**Stated task:**
Copy out the material below in full, but not its images.

**Given material:**

◇ ◇ ◇ ◇ ◇ ◇ ◇

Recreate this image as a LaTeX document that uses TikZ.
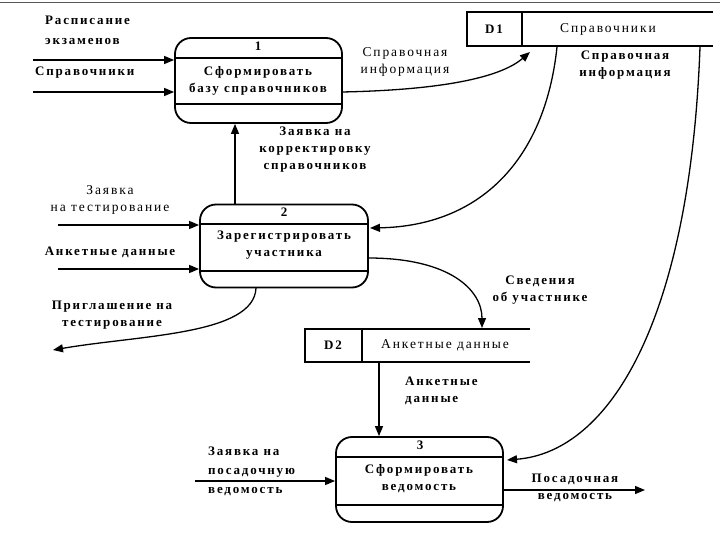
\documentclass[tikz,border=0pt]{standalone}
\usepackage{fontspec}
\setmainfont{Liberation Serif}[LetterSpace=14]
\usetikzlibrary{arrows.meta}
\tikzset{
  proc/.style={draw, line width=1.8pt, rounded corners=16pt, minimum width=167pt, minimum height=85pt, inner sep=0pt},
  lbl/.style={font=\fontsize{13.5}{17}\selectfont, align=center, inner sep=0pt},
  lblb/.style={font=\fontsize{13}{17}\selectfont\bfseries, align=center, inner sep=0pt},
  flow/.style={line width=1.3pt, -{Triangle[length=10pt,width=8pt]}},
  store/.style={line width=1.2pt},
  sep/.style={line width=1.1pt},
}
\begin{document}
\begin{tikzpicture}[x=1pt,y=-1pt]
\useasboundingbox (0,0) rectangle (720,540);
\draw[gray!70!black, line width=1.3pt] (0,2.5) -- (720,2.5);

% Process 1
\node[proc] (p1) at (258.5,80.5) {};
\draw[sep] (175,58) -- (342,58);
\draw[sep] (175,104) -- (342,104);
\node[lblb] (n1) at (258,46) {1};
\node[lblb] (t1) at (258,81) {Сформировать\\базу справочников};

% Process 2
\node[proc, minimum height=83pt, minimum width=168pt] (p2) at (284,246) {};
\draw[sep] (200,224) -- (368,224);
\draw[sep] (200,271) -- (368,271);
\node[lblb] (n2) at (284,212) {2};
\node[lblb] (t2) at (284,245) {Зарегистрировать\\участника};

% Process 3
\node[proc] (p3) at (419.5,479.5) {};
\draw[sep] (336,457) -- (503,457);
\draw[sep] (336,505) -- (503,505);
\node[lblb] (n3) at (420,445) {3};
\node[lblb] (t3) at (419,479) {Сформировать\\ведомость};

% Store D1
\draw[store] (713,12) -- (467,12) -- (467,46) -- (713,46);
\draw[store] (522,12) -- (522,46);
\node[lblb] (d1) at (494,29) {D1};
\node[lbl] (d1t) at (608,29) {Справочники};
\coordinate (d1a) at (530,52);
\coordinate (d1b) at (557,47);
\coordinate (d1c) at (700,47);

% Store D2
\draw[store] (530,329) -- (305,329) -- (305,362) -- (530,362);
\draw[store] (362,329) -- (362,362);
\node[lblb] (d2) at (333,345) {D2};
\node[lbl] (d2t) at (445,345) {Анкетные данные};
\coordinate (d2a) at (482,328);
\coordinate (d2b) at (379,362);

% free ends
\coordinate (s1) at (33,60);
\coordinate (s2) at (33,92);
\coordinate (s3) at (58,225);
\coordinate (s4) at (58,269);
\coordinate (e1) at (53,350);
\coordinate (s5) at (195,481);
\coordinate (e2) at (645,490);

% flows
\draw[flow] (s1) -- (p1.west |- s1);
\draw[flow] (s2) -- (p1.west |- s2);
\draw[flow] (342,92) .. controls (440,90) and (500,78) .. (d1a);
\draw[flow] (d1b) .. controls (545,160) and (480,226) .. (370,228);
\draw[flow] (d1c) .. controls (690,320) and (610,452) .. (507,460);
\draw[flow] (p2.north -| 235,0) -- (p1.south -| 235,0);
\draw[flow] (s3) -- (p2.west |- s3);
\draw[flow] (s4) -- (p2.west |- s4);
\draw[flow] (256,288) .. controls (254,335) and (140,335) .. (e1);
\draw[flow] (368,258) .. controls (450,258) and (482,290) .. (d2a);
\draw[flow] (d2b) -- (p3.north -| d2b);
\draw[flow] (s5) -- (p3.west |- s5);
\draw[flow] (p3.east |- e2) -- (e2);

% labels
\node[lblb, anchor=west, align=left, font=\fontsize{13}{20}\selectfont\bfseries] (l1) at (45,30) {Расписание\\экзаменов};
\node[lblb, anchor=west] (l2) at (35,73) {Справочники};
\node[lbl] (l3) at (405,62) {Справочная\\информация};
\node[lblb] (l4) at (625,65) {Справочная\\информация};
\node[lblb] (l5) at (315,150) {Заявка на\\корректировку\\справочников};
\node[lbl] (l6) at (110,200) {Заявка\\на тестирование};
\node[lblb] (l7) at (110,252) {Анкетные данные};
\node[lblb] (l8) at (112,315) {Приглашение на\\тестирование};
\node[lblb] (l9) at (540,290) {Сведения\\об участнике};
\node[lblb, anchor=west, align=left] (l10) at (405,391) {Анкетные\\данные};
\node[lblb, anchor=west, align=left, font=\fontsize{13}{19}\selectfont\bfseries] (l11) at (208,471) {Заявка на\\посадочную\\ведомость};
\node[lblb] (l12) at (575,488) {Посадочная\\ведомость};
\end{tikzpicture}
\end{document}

◇ ◇ ◇ ◇ ◇ ◇ ◇

**Exercise answer:**
Recreate this image as a LaTeX document that uses TikZ.
\documentclass[tikz,border=0pt]{standalone}
\usepackage{fontspec}
\setmainfont{Liberation Serif}[LetterSpace=14]
\usetikzlibrary{arrows.meta}
\tikzset{
  proc/.style={draw, line width=1.8pt, rounded corners=16pt, minimum width=167pt, minimum height=85pt, inner sep=0pt},
  lbl/.style={font=\fontsize{13.5}{17}\selectfont, align=center, inner sep=0pt},
  lblb/.style={font=\fontsize{13}{17}\selectfont\bfseries, align=center, inner sep=0pt},
  flow/.style={line width=1.3pt, -{Triangle[length=10pt,width=8pt]}},
  store/.style={line width=1.2pt},
  sep/.style={line width=1.1pt},
}
\begin{document}
\begin{tikzpicture}[x=1pt,y=-1pt]
\useasboundingbox (0,0) rectangle (720,540);
\draw[gray!70!black, line width=1.3pt] (0,2.5) -- (720,2.5);

% Process 1
\node[proc] (p1) at (258.5,80.5) {};
\draw[sep] (175,58) -- (342,58);
\draw[sep] (175,104) -- (342,104);
\node[lblb] (n1) at (258,46) {1};
\node[lblb] (t1) at (258,81) {Сформировать\\базу справочников};

% Process 2
\node[proc, minimum height=83pt, minimum width=168pt] (p2) at (284,246) {};
\draw[sep] (200,224) -- (368,224);
\draw[sep] (200,271) -- (368,271);
\node[lblb] (n2) at (284,212) {2};
\node[lblb] (t2) at (284,245) {Зарегистрировать\\участника};

% Process 3
\node[proc] (p3) at (419.5,479.5) {};
\draw[sep] (336,457) -- (503,457);
\draw[sep] (336,505) -- (503,505);
\node[lblb] (n3) at (420,445) {3};
\node[lblb] (t3) at (419,479) {Сформировать\\ведомость};

% Store D1
\draw[store] (713,12) -- (467,12) -- (467,46) -- (713,46);
\draw[store] (522,12) -- (522,46);
\node[lblb] (d1) at (494,29) {D1};
\node[lbl] (d1t) at (608,29) {Справочники};
\coordinate (d1a) at (530,52);
\coordinate (d1b) at (557,47);
\coordinate (d1c) at (700,47);

% Store D2
\draw[store] (530,329) -- (305,329) -- (305,362) -- (530,362);
\draw[store] (362,329) -- (362,362);
\node[lblb] (d2) at (333,345) {D2};
\node[lbl] (d2t) at (445,345) {Анкетные данные};
\coordinate (d2a) at (482,328);
\coordinate (d2b) at (379,362);

% free ends
\coordinate (s1) at (33,60);
\coordinate (s2) at (33,92);
\coordinate (s3) at (58,225);
\coordinate (s4) at (58,269);
\coordinate (e1) at (53,350);
\coordinate (s5) at (195,481);
\coordinate (e2) at (645,490);

% flows
\draw[flow] (s1) -- (p1.west |- s1);
\draw[flow] (s2) -- (p1.west |- s2);
\draw[flow] (342,92) .. controls (440,90) and (500,78) .. (d1a);
\draw[flow] (d1b) .. controls (545,160) and (480,226) .. (370,228);
\draw[flow] (d1c) .. controls (690,320) and (610,452) .. (507,460);
\draw[flow] (p2.north -| 235,0) -- (p1.south -| 235,0);
\draw[flow] (s3) -- (p2.west |- s3);
\draw[flow] (s4) -- (p2.west |- s4);
\draw[flow] (256,288) .. controls (254,335) and (140,335) .. (e1);
\draw[flow] (368,258) .. controls (450,258) and (482,290) .. (d2a);
\draw[flow] (d2b) -- (p3.north -| d2b);
\draw[flow] (s5) -- (p3.west |- s5);
\draw[flow] (p3.east |- e2) -- (e2);

% labels
\node[lblb, anchor=west, align=left, font=\fontsize{13}{20}\selectfont\bfseries] (l1) at (45,30) {Расписание\\экзаменов};
\node[lblb, anchor=west] (l2) at (35,73) {Справочники};
\node[lbl] (l3) at (405,62) {Справочная\\информация};
\node[lblb] (l4) at (625,65) {Справочная\\информация};
\node[lblb] (l5) at (315,150) {Заявка на\\корректировку\\справочников};
\node[lbl] (l6) at (110,200) {Заявка\\на тестирование};
\node[lblb] (l7) at (110,252) {Анкетные данные};
\node[lblb] (l8) at (112,315) {Приглашение на\\тестирование};
\node[lblb] (l9) at (540,290) {Сведения\\об участнике};
\node[lblb, anchor=west, align=left] (l10) at (405,391) {Анкетные\\данные};
\node[lblb, anchor=west, align=left, font=\fontsize{13}{19}\selectfont\bfseries] (l11) at (208,471) {Заявка на\\посадочную\\ведомость};
\node[lblb] (l12) at (575,488) {Посадочная\\ведомость};
\end{tikzpicture}
\end{document}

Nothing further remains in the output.